Ask your agency to share their approach to reporting, evaluation and measurement (all separate functions). For example there is likely to be a suite of measurement tools used to collate qualitative and quantitative data, from field staff reporting, to sales data, to third party measurement.
Also don’t wait to find out the results at the end of your campaign. One of the great things about experiential is that you can ‘learn and apply’, and changes that are made when the campaign is still live will optimise results.
2. What do you want to tell your target audience?
Identify the key messages that you want the field staff to communicate. Whilst you and your agency may live and breathe your brand, asking consumers to remember anything more than a handful of key brand messages is a tall order.
So make sure you’re clear as to what key take-outs you want consumers to leave knowing i.e. face-to-face marketing means you can share a lot of information but the consumer should always walk away with just one or two key takeouts like a billboard, e.g. one killer image and strapline.
3. Use best-in-class field staff (brand ambassadors)
The staff activating your campaign are your number one variable for success. It’s vital you have the right staff representing your brand on the front line. Your agency should profile, select and train them with this in mind. Make sure you contribute to the training and scripting in this process. To go one step further, get involved in the staff incentive program: any good agency should implement this at their own cost. Offering additional client-lead bonuses can really galvanise the team towards their goals, making them feel valued by the brand. Look for an agency that has an in-house staffing capability. Subcontracting this critical component will lead to a lack of control and reduced quality of staff.
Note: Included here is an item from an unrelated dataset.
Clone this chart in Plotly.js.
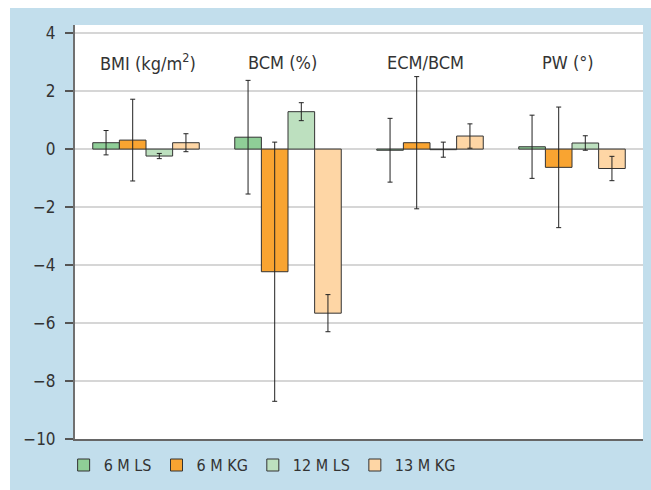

4. Keep it compelling but uncomplicated
It’s all too easy to get carried away with all the bells and whistles you could possibly add to a live experience. Keep activations simple and intuitive for a consumer to understand and engage with. Give it the common-sense check; remember that as marketers we are immersed in messaging, mechanics and technology all the time – your typical consumer is not.
5. Integrate to amplify
Blend channels to extend the reach of the campaign both pre - and post-live activity. An obvious blend is digital/social media and brand experience. A good agency should be able to present experiential ideas which integrate this from the outset, creating opportunities for both led and organic content creation and sharing.
6. Be in the right place & the right time
The most amazing activity will fall flat if it’s staged in the wrong location. You need to ensure you’re interacting with sufficient volumes of your target audience, at a time they are receptive to your message. Think about audience density, share of voice, consumer mind-set, the weather and of course, the cost/benefit ratio.
You’ll be surprised when you play all the factors off against each other how a lesser known, maybe more niche, location might work better than an established, expensive, high footfall site. Crunch the numbers and use your head and not just your heart.
7. Like your agency
It’s imperative that you have a strong working relationship with your agency. Having confidence in their abilities should be a given. You need to ensure you can have open, positive and frank discussion. You are likely to spend a good deal of time working with them so it’s easier if you see your agency as part of your team. Inevitably something unexpected will happen and when it does you’ll lean on your agency relationship to get it resolved. You’ll find this easier if you see them as your partner (we), not your, supplier (them and us). This way, you are more likely to get additional added value out of them.